Tell me about your production process.

Some of the photos have multiple exposures, and also there is layering of paper on top of the enlarger. The paper is the same kind I used to write on, in copy books, when I was learning to write English - making letters over and over.

What do you mean by "layering paper" on the photographs?

Okay, in the darkroom, when you use the enlarger, it's a projection onto photographic paper. I layer the white rice paper on top of the photo paper, so that when the projection comes through, there is a layer between the projected image and the photo paper. And sometimes I will write on the rice paper, and those marks show up on the photo paper, come through in the opposite colour. It's almost like shrouding the image.

But I took all the photographs in focus, I didn't use soft focus or other in-camera treatments. I did all the reworking in the dark room, it's all postproduction. There are at least four or sometimes six levels of production in each final image. I've lost count! Ha! The playing around in the darkroom, that's the fun part.

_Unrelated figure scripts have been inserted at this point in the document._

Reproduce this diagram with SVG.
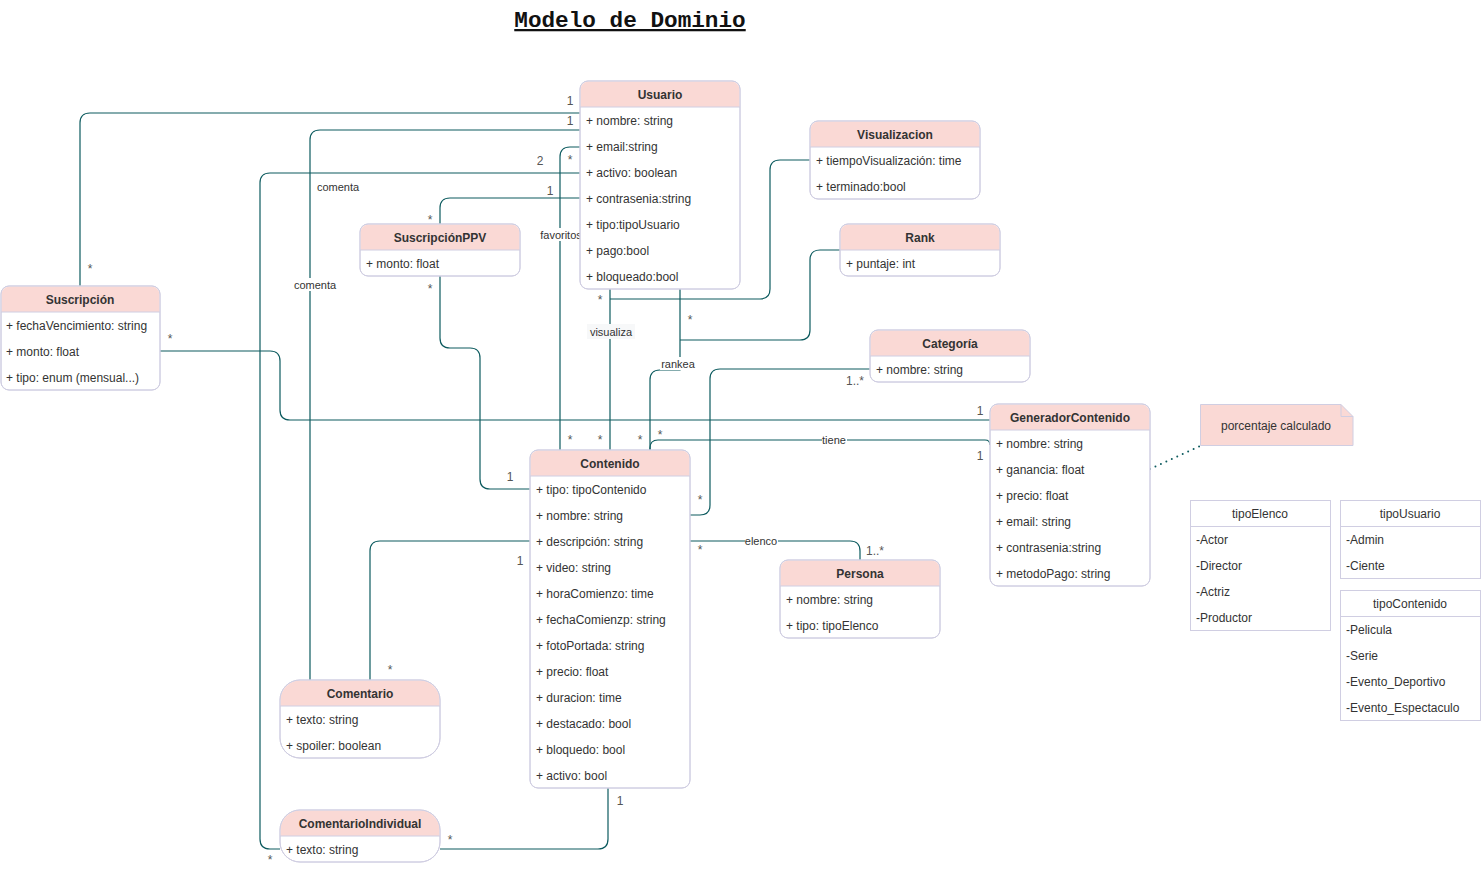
<svg xmlns="http://www.w3.org/2000/svg" width="1481" height="871" viewBox="0 0 1481 871">
<style>
.box{fill:#ffffff;stroke:#D0CEE2;stroke-width:1}
.hdr{fill:#FAD9D5;stroke:none}
.sep{stroke:#D0CEE2;stroke-width:1}
.t{font-family:"Liberation Sans",Arial,sans-serif;font-size:12px;fill:#333333}
.h{font-family:"Liberation Sans",Arial,sans-serif;font-size:12px;font-weight:bold;fill:#333333;text-anchor:middle}
.hn{font-family:"Liberation Sans",Arial,sans-serif;font-size:12px;fill:#333333;text-anchor:middle}
.e{fill:none;stroke:#0D5B5F;stroke-width:1.2}
.m{font-family:"Liberation Sans",Arial,sans-serif;font-size:12px;fill:#555555;text-anchor:middle}
.lb{font-family:"Liberation Sans",Arial,sans-serif;font-size:11px;fill:#333333;text-anchor:middle}
.bg{fill:#ffffff}
</style>
<rect width="1481" height="871" fill="#ffffff"/>
<text x="630" y="27" font-family="Liberation Mono,monospace" font-size="22.7" font-weight="bold" fill="#111111" text-anchor="middle" text-decoration="underline">Modelo de Dominio</text>

<g id="connectors">
<path class="e" d="M580,113 H90 Q80,113 80,123 V286"/>
<path class="e" d="M580,130 H320 Q310,130 310,140 V680"/>
<path class="e" d="M580,173 H270 Q260,173 260,183 V839 Q260,849 270,849 H280"/>
<path class="e" d="M580,198 H450 Q440,198 440,208 V224"/>
<path class="e" d="M580,147 H570 Q560,147 560,157 V450"/>
<path class="e" d="M440,276 V338 Q440,348 450,348 H470 Q480,348 480,358 V479 Q480,489 490,489 H530"/>
<path class="e" d="M610,289 V450"/>
<path class="e" d="M610,299 H760 Q770,299 770,289 V170 Q770,160 780,160 H810"/>
<path class="e" d="M650,450 V380 Q650,370 660,370 H680 V289"/>
<path class="e" d="M680,340 H800 Q810,340 810,330 V260 Q810,250 820,250 H840"/>
<path class="e" d="M870,369 H720 Q710,369 710,379 V505 Q710,515 700,515 H690"/>
<path class="e" d="M160,351 H270 Q280,351 280,361 V410 Q280,420 290,420 H990"/>
<path class="e" d="M650,450 V448 Q650,440 658,440 H985 Q990,440 990,445"/>
<path class="e" d="M690,541 H850 Q860,541 860,551 V560"/>
<path class="e" d="M608,788 V839 Q608,849 598,849 H440"/>
<path class="e" d="M530,541 H380 Q370,541 370,551 V680"/>
<path d="M1150,469 L1200,446" fill="none" stroke="#0D5B5F" stroke-width="2" stroke-linecap="round" stroke-dasharray="0 6"/>
<path d="M599,639 V645" stroke="#555555" stroke-width="1"/>

<rect class="bg" x="316" y="180" width="44" height="13"/>
<text class="lb" x="338" y="191">comenta</text>
<rect class="bg" x="293" y="278" width="44" height="13"/>
<text class="lb" x="315" y="289">comenta</text>
<rect class="bg" x="540" y="228" width="42" height="13"/>
<text class="lb" x="561" y="239">favoritos</text>
<rect fill="#f7f8f9" x="587" y="324" width="48" height="15"/>
<text class="lb" x="611" y="336" font-size="12">visualiza</text>
<rect class="bg" x="660" y="357" width="36" height="13"/>
<text class="lb" x="678" y="368">rankea</text>
<rect class="bg" x="822" y="434" width="25" height="12"/>
<text class="lb" x="834" y="444">tiene</text>
<rect class="bg" x="745" y="535" width="33" height="12"/>
<text class="lb" x="761" y="545">elenco</text>

<text class="m" x="570" y="105">1</text>
<text class="m" x="570" y="125">1</text>
<text class="m" x="540" y="165">2</text>
<text class="m" x="570" y="164">*</text>
<text class="m" x="550" y="195">1</text>
<text class="m" x="430" y="224">*</text>
<text class="m" x="90" y="273">*</text>
<text class="m" x="430" y="293">*</text>
<text class="m" x="170" y="343">*</text>
<text class="m" x="600" y="304">*</text>
<text class="m" x="690" y="324">*</text>
<text class="m" x="855" y="385">1..*</text>
<text class="m" x="980" y="415">1</text>
<text class="m" x="660" y="439">*</text>
<text class="m" x="570" y="444">*</text>
<text class="m" x="600" y="444">*</text>
<text class="m" x="640" y="444">*</text>
<text class="m" x="980" y="460">1</text>
<text class="m" x="510" y="481">1</text>
<text class="m" x="700" y="504">*</text>
<text class="m" x="700" y="554">*</text>
<text class="m" x="875" y="555">1..*</text>
<text class="m" x="520" y="565">1</text>
<text class="m" x="390" y="674">*</text>
<text class="m" x="620" y="805">1</text>
<text class="m" x="450" y="844">*</text>
<text class="m" x="270" y="864">*</text>
</g>

<g id="Usuario">
<rect class="box" x="580" y="81" width="160" height="208" rx="8"/>
<path class="hdr" d="M580.5,107 V89 A8,8 0 0 1 588,81.5 H732 A8,8 0 0 1 739.5,89 V107 Z"/>
<rect x="580" y="81" width="160" height="208" rx="8" fill="none" stroke="#D0CEE2"/>
<line class="sep" x1="580" y1="107" x2="740" y2="107"/>
<text class="h" x="660" y="99">Usuario</text>
<text class="t" x="586" y="125">+ nombre: string</text>
<text class="t" x="586" y="151">+ email:string</text>
<text class="t" x="586" y="177">+ activo: boolean</text>
<text class="t" x="586" y="203">+ contrasenia:string</text>
<text class="t" x="586" y="229">+ tipo:tipoUsuario</text>
<text class="t" x="586" y="255">+ pago:bool</text>
<text class="t" x="586" y="281">+ bloqueado:bool</text>
</g>

<g id="Visualizacion">
<rect class="box" x="810" y="121" width="170" height="78" rx="8"/>
<path class="hdr" d="M810.5,147 V129 A8,8 0 0 1 818,121.5 H972 A8,8 0 0 1 979.5,129 V147 Z"/>
<rect x="810" y="121" width="170" height="78" rx="8" fill="none" stroke="#D0CEE2"/>
<line class="sep" x1="810" y1="147" x2="980" y2="147"/>
<text class="h" x="895" y="139">Visualizacion</text>
<text class="t" x="816" y="165">+ tiempoVisualización: time</text>
<text class="t" x="816" y="191">+ terminado:bool</text>
</g>

<g id="SuscripcionPPV">
<rect class="box" x="360" y="224" width="160" height="52" rx="8"/>
<path class="hdr" d="M360.5,250 V232 A8,8 0 0 1 368,224.5 H512 A8,8 0 0 1 519.5,232 V250 Z"/>
<rect x="360" y="224" width="160" height="52" rx="8" fill="none" stroke="#D0CEE2"/>
<line class="sep" x1="360" y1="250" x2="520" y2="250"/>
<text class="h" x="440" y="242">SuscripciónPPV</text>
<text class="t" x="366" y="268">+ monto: float</text>
</g>

<g id="Rank">
<rect class="box" x="840" y="224" width="160" height="52" rx="8"/>
<path class="hdr" d="M840.5,250 V232 A8,8 0 0 1 848,224.5 H992 A8,8 0 0 1 999.5,232 V250 Z"/>
<rect x="840" y="224" width="160" height="52" rx="8" fill="none" stroke="#D0CEE2"/>
<line class="sep" x1="840" y1="250" x2="1000" y2="250"/>
<text class="h" x="920" y="242">Rank</text>
<text class="t" x="846" y="268">+ puntaje: int</text>
</g>

<g id="Suscripcion">
<rect class="box" x="1" y="286" width="159" height="104" rx="8"/>
<path class="hdr" d="M1.5,312 V294 A8,8 0 0 1 9,286.5 H152 A8,8 0 0 1 159.5,294 V312 Z"/>
<rect x="1" y="286" width="159" height="104" rx="8" fill="none" stroke="#D0CEE2"/>
<line class="sep" x1="1" y1="312" x2="160" y2="312"/>
<text class="h" x="80" y="304">Suscripción</text>
<text class="t" x="6" y="330">+ fechaVencimiento: string</text>
<text class="t" x="6" y="356">+ monto: float</text>
<text class="t" x="6" y="382">+ tipo: enum (mensual...)</text>
</g>

<g id="Categoria">
<rect class="box" x="870" y="330" width="160" height="52" rx="8"/>
<path class="hdr" d="M870.5,356 V338 A8,8 0 0 1 878,330.5 H1022 A8,8 0 0 1 1029.5,338 V356 Z"/>
<rect x="870" y="330" width="160" height="52" rx="8" fill="none" stroke="#D0CEE2"/>
<line class="sep" x1="870" y1="356" x2="1030" y2="356"/>
<text class="h" x="950" y="348">Categoría</text>
<text class="t" x="876" y="374">+ nombre: string</text>
</g>

<g id="GeneradorContenido">
<rect class="box" x="990" y="404" width="160" height="182" rx="8"/>
<path class="hdr" d="M990.5,430 V412 A8,8 0 0 1 998,404.5 H1142 A8,8 0 0 1 1149.5,412 V430 Z"/>
<rect x="990" y="404" width="160" height="182" rx="8" fill="none" stroke="#D0CEE2"/>
<line class="sep" x1="990" y1="430" x2="1150" y2="430"/>
<text class="h" x="1070" y="422">GeneradorContenido</text>
<text class="t" x="996" y="448">+ nombre: string</text>
<text class="t" x="996" y="474">+ ganancia: float</text>
<text class="t" x="996" y="500">+ precio: float</text>
<text class="t" x="996" y="526">+ email: string</text>
<text class="t" x="996" y="552">+ contrasenia:string</text>
<text class="t" x="996" y="578">+ metodoPago: string</text>
</g>

<g id="Contenido">
<rect class="box" x="530" y="450" width="160" height="338" rx="8"/>
<path class="hdr" d="M530.5,476 V458 A8,8 0 0 1 538,450.5 H682 A8,8 0 0 1 689.5,458 V476 Z"/>
<rect x="530" y="450" width="160" height="338" rx="8" fill="none" stroke="#D0CEE2"/>
<line class="sep" x1="530" y1="476" x2="690" y2="476"/>
<text class="h" x="610" y="468">Contenido</text>
<text class="t" x="536" y="494">+ tipo: tipoContenido</text>
<text class="t" x="536" y="520">+ nombre: string</text>
<text class="t" x="536" y="546">+ descripción: string</text>
<text class="t" x="536" y="572">+ video: string</text>
<text class="t" x="536" y="598">+ horaComienzo: time</text>
<text class="t" x="536" y="624">+ fechaComienzp: string</text>
<text class="t" x="536" y="650">+ fotoPortada: string</text>
<text class="t" x="536" y="676">+ precio: float</text>
<text class="t" x="536" y="702">+ duracion: time</text>
<text class="t" x="536" y="728">+ destacado: bool</text>
<text class="t" x="536" y="754">+ bloquedo: bool</text>
<text class="t" x="536" y="780">+ activo: bool</text>
</g>

<g id="Persona">
<rect class="box" x="780" y="560" width="160" height="78" rx="8"/>
<path class="hdr" d="M780.5,586 V568 A8,8 0 0 1 788,560.5 H932 A8,8 0 0 1 939.5,568 V586 Z"/>
<rect x="780" y="560" width="160" height="78" rx="8" fill="none" stroke="#D0CEE2"/>
<line class="sep" x1="780" y1="586" x2="940" y2="586"/>
<text class="h" x="860" y="578">Persona</text>
<text class="t" x="786" y="604">+ nombre: string</text>
<text class="t" x="786" y="630">+ tipo: tipoElenco</text>
</g>

<g id="Comentario">
<rect class="box" x="280" y="680" width="160" height="78" rx="20"/>
<path class="hdr" d="M280.5,706 V700 A19.5,19.5 0 0 1 300,680.5 H420 A19.5,19.5 0 0 1 439.5,700 V706 Z"/>
<rect x="280" y="680" width="160" height="78" rx="20" fill="none" stroke="#D0CEE2"/>
<line class="sep" x1="280" y1="706" x2="440" y2="706"/>
<text class="h" x="360" y="698">Comentario</text>
<text class="t" x="286" y="724">+ texto: string</text>
<text class="t" x="286" y="750">+ spoiler: boolean</text>
</g>

<g id="ComentarioIndividual">
<rect class="box" x="280" y="810" width="160" height="52" rx="20"/>
<path class="hdr" d="M280.5,836 V830 A19.5,19.5 0 0 1 300,810.5 H420 A19.5,19.5 0 0 1 439.5,830 V836 Z"/>
<rect x="280" y="810" width="160" height="52" rx="20" fill="none" stroke="#D0CEE2"/>
<line class="sep" x1="280" y1="836" x2="440" y2="836"/>
<text class="h" x="360" y="828">ComentarioIndividual</text>
<text class="t" x="286" y="854">+ texto: string</text>
</g>

<g id="nota">
<path d="M1200.5,404.5 H1341 L1353,416.5 V445.5 H1200.5 Z" fill="#FAD9D5" stroke="#D0CEE2"/>
<path d="M1341,404.5 V416.5 H1353" fill="none" stroke="#D0CEE2"/>
<text class="hn" x="1276" y="430">porcentaje calculado</text>
</g>

<g id="tipoElenco">
<rect class="box" x="1190.5" y="500.5" width="140" height="130"/>
<line class="sep" x1="1190.5" y1="526.5" x2="1330.5" y2="526.5"/>
<text class="hn" x="1260" y="518">tipoElenco</text>
<text class="t" x="1196" y="544">-Actor</text>
<text class="t" x="1196" y="570">-Director</text>
<text class="t" x="1196" y="596">-Actriz</text>
<text class="t" x="1196" y="622">-Productor</text>
</g>

<g id="tipoUsuario">
<rect class="box" x="1340.5" y="500.5" width="140" height="78"/>
<line class="sep" x1="1340.5" y1="526.5" x2="1480.5" y2="526.5"/>
<text class="hn" x="1410" y="518">tipoUsuario</text>
<text class="t" x="1346" y="544">-Admin</text>
<text class="t" x="1346" y="570">-Ciente</text>
</g>

<g id="tipoContenido">
<rect class="box" x="1340.5" y="590.5" width="140" height="130"/>
<line class="sep" x1="1340.5" y1="616.5" x2="1480.5" y2="616.5"/>
<text class="hn" x="1410" y="608">tipoContenido</text>
<text class="t" x="1346" y="634">-Pelicula</text>
<text class="t" x="1346" y="660">-Serie</text>
<text class="t" x="1346" y="686">-Evento_Deportivo</text>
<text class="t" x="1346" y="712">-Evento_Espectaculo</text>
</g>
</svg>
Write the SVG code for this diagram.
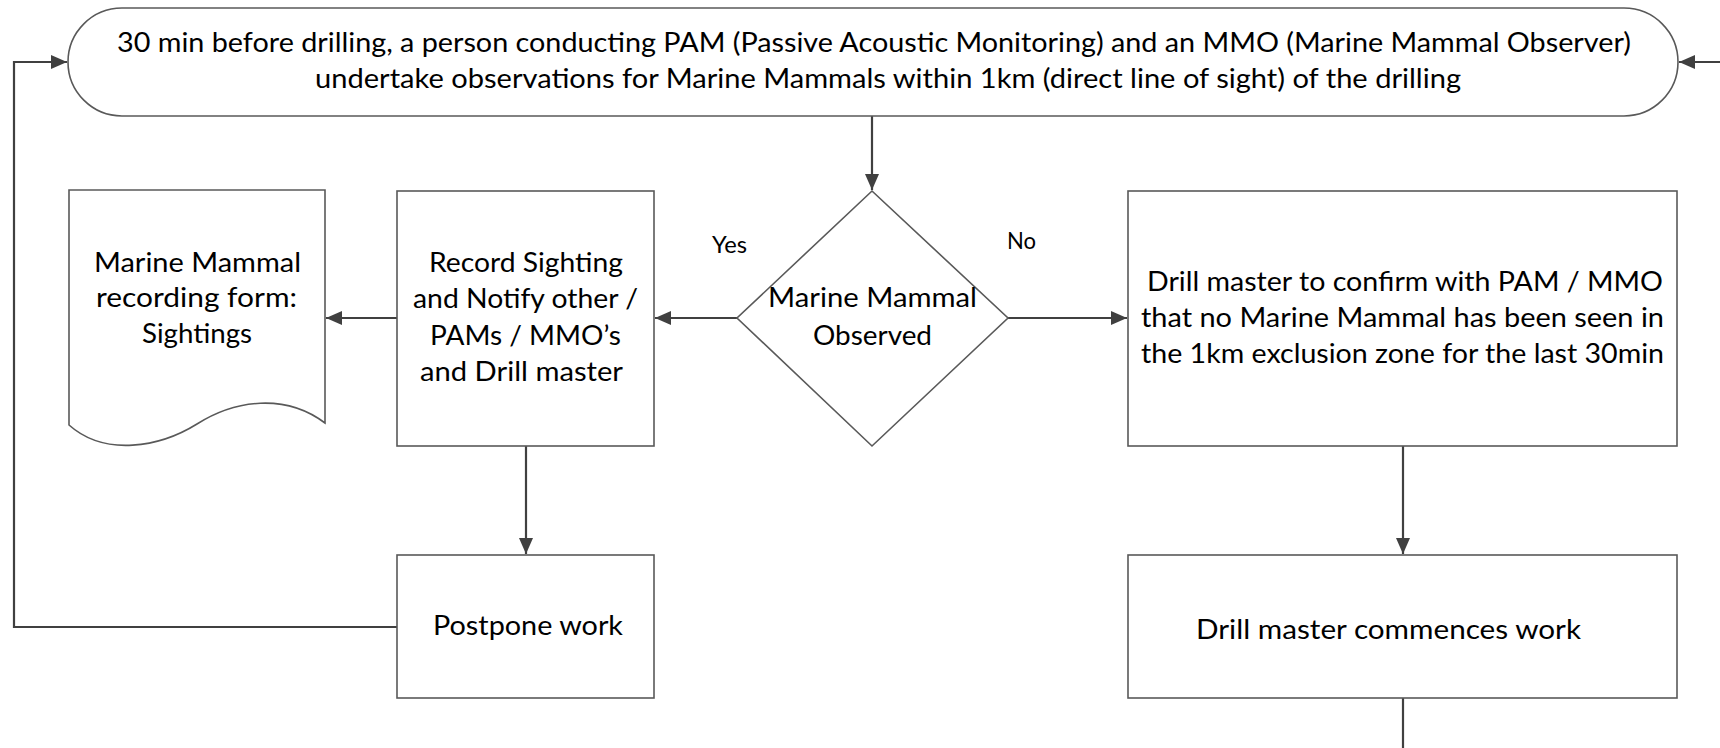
<svg xmlns="http://www.w3.org/2000/svg" width="1720" height="748" viewBox="0 0 1720 748">
<style>
.shape{fill:#fff;stroke:#595959;stroke-width:1.6}
.conn{fill:none;stroke:#404040;stroke-width:2.2}
text{font-family:Lato,"Open Sans","Liberation Sans",sans-serif;font-size:27px;fill:#000}
.lbl{font-size:24px}
</style>
<defs>
<marker id="ah" markerUnits="userSpaceOnUse" markerWidth="17" markerHeight="14" refX="16" refY="7" orient="auto">
<path d="M0,0 L16,7 L0,14 Z" fill="#404040"/>
</marker>
</defs>
<rect width="1720" height="748" fill="#fff"/>
<g id="connectors">
<line class="conn" x1="872" y1="116" x2="872" y2="190" marker-end="url(#ah)"/>
<line class="conn" x1="737" y1="318" x2="655" y2="318" marker-end="url(#ah)"/>
<line class="conn" x1="397" y1="318" x2="326" y2="318" marker-end="url(#ah)"/>
<line class="conn" x1="1008" y1="318" x2="1127" y2="318" marker-end="url(#ah)"/>
<line class="conn" x1="526" y1="446" x2="526" y2="554" marker-end="url(#ah)"/>
<line class="conn" x1="1403" y1="446" x2="1403" y2="554" marker-end="url(#ah)"/>
<line class="conn" x1="1403" y1="698" x2="1403" y2="748"/>
<polyline class="conn" points="397,627 14,627 14,62 67,62" marker-end="url(#ah)"/>
<line class="conn" x1="1720" y1="62" x2="1679" y2="62" marker-end="url(#ah)"/>
<text class="lbl" x="712" y="253" textLength="35" lengthAdjust="spacingAndGlyphs">Yes</text>
<text class="lbl" x="1007" y="249" textLength="29" lengthAdjust="spacingAndGlyphs">No</text>
</g>
<g id="start">
<rect class="shape" x="68" y="8" width="1610" height="108" rx="54" ry="54"/>
<text x="117" y="52" textLength="1514" lengthAdjust="spacingAndGlyphs">30 min before drilling, a person conducting PAM (Passive Acoustic Monitoring) and an MMO (Marine Mammal Observer)</text>
<text x="315" y="88" textLength="1146" lengthAdjust="spacingAndGlyphs">undertake observations for Marine Mammals within 1km (direct line of sight) of the drilling</text>
</g>
<g id="decision">
<polygon class="shape" points="872,191 1008,318 872,446 737,318"/>
<text x="768" y="307" textLength="209" lengthAdjust="spacingAndGlyphs">Marine Mammal</text>
<text x="813" y="345" textLength="119" lengthAdjust="spacingAndGlyphs">Observed</text>
</g>
<g id="record">
<rect class="shape" x="397" y="191" width="257" height="255"/>
<text x="429" y="272" textLength="194" lengthAdjust="spacingAndGlyphs">Record Sighting</text>
<text x="413" y="308" textLength="225" lengthAdjust="spacingAndGlyphs">and Notify other /</text>
<text x="430" y="345" textLength="191" lengthAdjust="spacingAndGlyphs">PAMs / MMO’s</text>
<text x="420" y="381" textLength="203" lengthAdjust="spacingAndGlyphs">and Drill master</text>
</g>
<g id="form">
<path class="shape" d="M69,190 H325 V423 C285,393 235,400 197,424 C160,447 105,457 69,425 Z"/>
<text x="94" y="272" textLength="207" lengthAdjust="spacingAndGlyphs">Marine Mammal</text>
<text x="96" y="307" textLength="201" lengthAdjust="spacingAndGlyphs">recording form:</text>
<text x="142" y="343" textLength="110" lengthAdjust="spacingAndGlyphs">Sightings</text>
</g>
<g id="confirm">
<rect class="shape" x="1128" y="191" width="549" height="255"/>
<text x="1147" y="291" textLength="516" lengthAdjust="spacingAndGlyphs">Drill master to confirm with PAM / MMO</text>
<text x="1141" y="327" textLength="523" lengthAdjust="spacingAndGlyphs">that no Marine Mammal has been seen in</text>
<text x="1141" y="363" textLength="523" lengthAdjust="spacingAndGlyphs">the 1km exclusion zone for the last 30min</text>
</g>
<g id="postpone">
<rect class="shape" x="397" y="555" width="257" height="143"/>
<text x="433" y="635" textLength="190" lengthAdjust="spacingAndGlyphs">Postpone work</text>
</g>
<g id="commence">
<rect class="shape" x="1128" y="555" width="549" height="143"/>
<text x="1196" y="639" textLength="385" lengthAdjust="spacingAndGlyphs">Drill master commences work</text>
</g>
</svg>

Also, although I don't like "camera talk," I use a box-style camera, the old fashioned twin lens type. It's better when you're photographing people because you're more anonymous, you're not pointing something at somebody.

These works play with clarity and obfuscation, the visible and the concealed. Are you attempting to make concrete the way your own memory works?

Well, you know how you have flashbacks? They don't come in chronological order or logical order, they just come in different times. And when I take the pictures, sometimes something else comes to mind, and that happens in the darkroom too. But I also wanted to infuse them with a bit of my imagination, like trying to tell a story, not even about myself either, but maybe about imaginary characters. Memory and truth are not the same.

I guess this work is, of course, personal. But it's nothing sad. To me it is very hopeful. My childhood was fairly balanced, and my parents cared about me. Of course, I rebelled against being in a colonial society at the time, but looking back now, it wasn't so bad. I'm really trying to make sense of who I am now by going back.

Hong Kong must seem like a very different place now.

Oh, yes! The first time I went back, many years ago, it seemed just like when I left. But later, especially after 1997, after the British left, there were a lot more bilingual signs, and a lot more people speaking in Mandarin instead of English. And it's way more crowded than I remember! But certain things are the same - the school, the tree in front of the school, the places we went for snacks - although they look much smaller than I remember! I don't trust the word "home," it's too limiting - but is there a "home" to be found in these photographs?

I thought about that too. I thought at one point that I longed for "home," but I guess "home" is someplace still imaginary. I don't know what home is either. I long to belong somewhere, but not one particular place. I want a whole lot of "homes." There's a freedom to not belonging to a specific place.

Virginia Mak's The Far Country runs at the Drabinsky Gallery until Oct. 30.

This interview was condensed and edited.